Snapdragon 8 Elite Gen 6 Pro: Prototypes Feature High-End Hardware but Appear to Cut Corners on the Camera
Key Takeaways
- •2nm Snapdragon 8 Elite Gen 6 Pro enters prototype stage
- •Prototypes feature 16 GB LPDDR6 and up to 1 TB UFS 5.0
- •Camera hardware may be downgraded in favor of software
- •Manufacturers can mix older LPDDR5X/UFS 4.1 for tiered pricing
- •Focus shifts to AI performance, computational photography gains prominence
Summary
Qualcomm’s upcoming Snapdragon 8 Elite Gen 6 Pro is already being tested in 2‑nm prototypes that pack 16 GB of LPDDR6 memory and up to 1 TB of UFS 5.0 storage, setting a new performance ceiling for Android flagships. Early leaks suggest the platform may sacrifice top‑tier camera sensors, relying instead on software‑driven computational photography to control costs. OEMs can also pair the chip with older LPDDR5X and UFS 4.1 components, creating multiple price points within the premium segment. The shift underscores a broader industry move toward raw performance and AI capability over individual hardware luxuries.
Pulse Analysis
The Snapdragon 8 Elite Gen 6 Pro marks Qualcomm’s first foray into a 2‑nanometer silicon node, a leap that promises dramatically higher transistor density and efficiency. Coupled with 16 GB of LPDDR6 RAM and up to a terabyte of UFS 5.0 flash, the platform can handle intensive multitasking, on‑device AI inference, and high‑resolution media creation without throttling. These specifications push Android devices closer to the performance envelope traditionally occupied by high‑end laptops, positioning the chip as a catalyst for next‑generation mobile productivity.

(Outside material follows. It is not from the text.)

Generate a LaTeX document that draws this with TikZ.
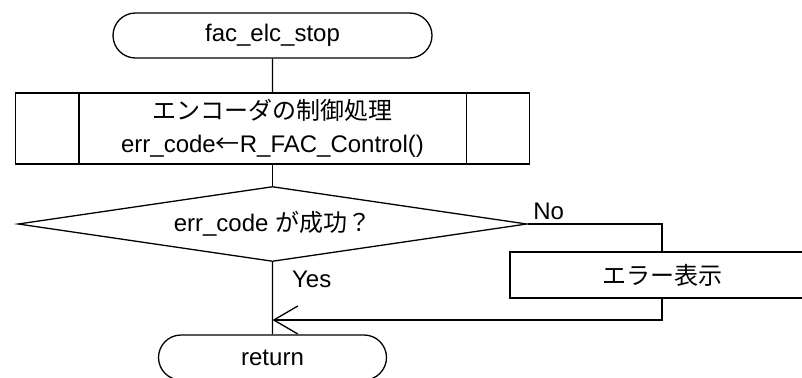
\documentclass[tikz,border=0pt]{standalone}
\usepackage{fontspec}
\setmainfont{Liberation Sans}
\newfontfamily\jpfont{Noto Sans CJK JP}
\usetikzlibrary{arrows.meta,shapes.geometric,shapes.misc,positioning}

\begin{document}
\begin{tikzpicture}[x=1pt,y=1pt,line width=1.3pt,font=\fontsize{24}{33}\selectfont]
\tikzstyle{term}=[draw,rounded rectangle,minimum width=319pt,minimum height=45pt,inner sep=0pt]
\tikzstyle{subr}=[draw,rectangle,minimum width=514pt,minimum height=71pt,inner sep=0pt,align=center]
\tikzstyle{cond}=[draw,diamond,aspect=6.8,minimum width=509pt,minimum height=75pt,inner sep=0pt]
\tikzstyle{proc}=[draw,rectangle,minimum width=304pt,minimum height=46pt,inner sep=0pt]
\tikzstyle{lbl}=[inner sep=0pt]

\useasboundingbox (0,0) rectangle (802,-377);

\node[term]  (start) at (272.5,-35.5) {fac\_elc\_stop};
\node[subr]  (ctl) [below of=start,node distance=93pt] {{\jpfont エンコーダの制御処理}\\err\_code{\jpfont ←}R\_FAC\_Control()};
\node[cond]  (chk) [below of=ctl,node distance=95.5pt] {err\_code {\jpfont が成功？}};
\node[proc]  (err) [right of=chk,node distance=389.5pt,yshift=-51pt] {\jpfont エラー表示};
\node[term,minimum width=228pt] (ret) [below of=chk,node distance=133.5pt] {return};

% side bars of the subroutine box
\draw ([xshift=64pt]ctl.north west) -- ([xshift=64pt]ctl.south west);
\draw ([xshift=-64pt]ctl.north east) -- ([xshift=-64pt]ctl.south east);

\coordinate (noturn) at (err.north |- chk.east);
\coordinate (back) at ([yshift=-45pt]err.center);
\coordinate (join) at (chk.south |- back);

\draw (start) -- (ctl);
\draw (ctl) -- (chk);
\draw (chk.east) -- node[lbl,anchor=south west,pos=0,xshift=5pt,yshift=4pt] {No} (noturn) -- (err);
\draw (chk.south) -- node[lbl,anchor=west,pos=0.24,xshift=19pt] {Yes} (ret);
\draw[-{Straight Barb[length=24pt,width=28pt]}] (err) -- (back) -- (join);
\end{tikzpicture}
\end{document}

At the same time, rising component costs are forcing manufacturers to rethink the classic "bigger is better" camera philosophy. While early prototypes retain capable sensors, they are unlikely to adopt the most expensive, cutting‑edge optics. Instead, OEMs are betting on advanced computational photography algorithms—noise reduction, multi‑frame stacking, and AI‑enhanced HDR—to close the quality gap. This software‑first approach mirrors trends seen in the broader consumer electronics market, where firms leverage machine learning to extract more value from existing hardware, thereby keeping bill‑of‑materials in check.
The ability to mix the Snapdragon 8 Elite Gen 6 Pro with legacy memory (LPDDR5X) and storage (UFS 4.1) creates a tiered flagship ecosystem. Brands can launch a premium model that showcases the full spec sheet while offering a slightly lower‑priced variant that still benefits from the new SoC’s efficiency gains. This stratification could intensify competition among Android OEMs, as they balance AI‑centric performance against camera prestige to meet diverse consumer expectations. Ultimately, the chip’s launch will signal how the industry prioritizes processing power versus imaging hardware in the race for flagship dominance.